My nightmare list goes on & on. I am now in the process of wiping the hard disk totally clean and reinstall. I will go with Kfce. I just want to know is it possible to not install akonadi etc during installation already. If its possible, which bits do I need to deselect?

I used to love suse, but now I'm seriously considering moving on to something else. I have never appreciated my Windoze as I do now after wasting so much time installing, setting up and then having to fill the disk with zeros.
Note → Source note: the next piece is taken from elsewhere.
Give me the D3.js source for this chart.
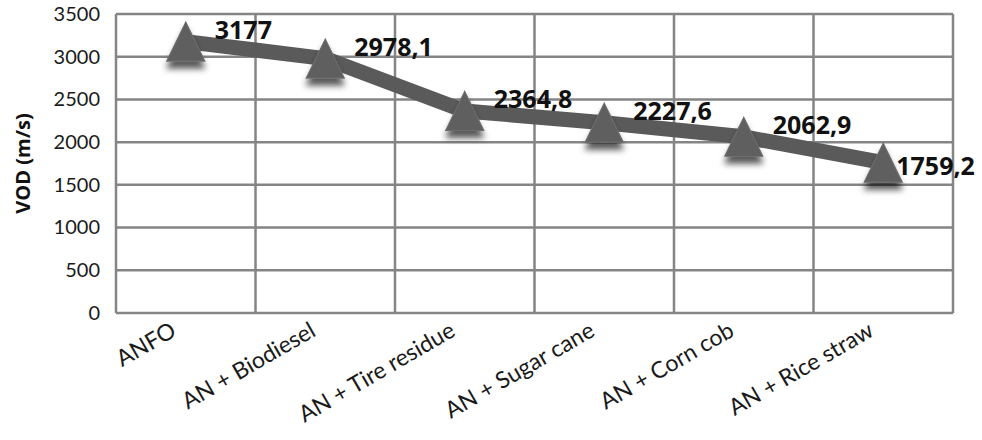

(Highlight done by me, as this the only ontopic part of the entire reply)
Like einar already said, most of what is said has nothing to do with KDE at all. If the distro is at fault here, is hard to tell, as you didn't give any details, but instead tried to give feedback in a rather offtopic way. This topic is not called "how can i get rid of openSuSE?". Neither does it have anything to do with your desktop environment of choice. Even if you switch to Xfce, you would need a browser, and a paint and a calendar application.
So whatever the underlying issue is, it might make sense to spot it to
1. nail down a possible bug in your favourite distribution
2. nail down a bug in any of your mentioned apps
3. nail down a problem in your configuration

Keeping that in mind and acting accordingly not only improves your own computer experience but maybe the software itself. And saves us from a lot of rants in a thread (yours is not the only one i can spot here that has a false attitude). And before someone replies again, "but there are so many complaints about it", i count 26 posts in this topic, not all of them negative. Not very impressive, also considering that someone who is happy with the semantic desktop would not bother to reply or even read this topic.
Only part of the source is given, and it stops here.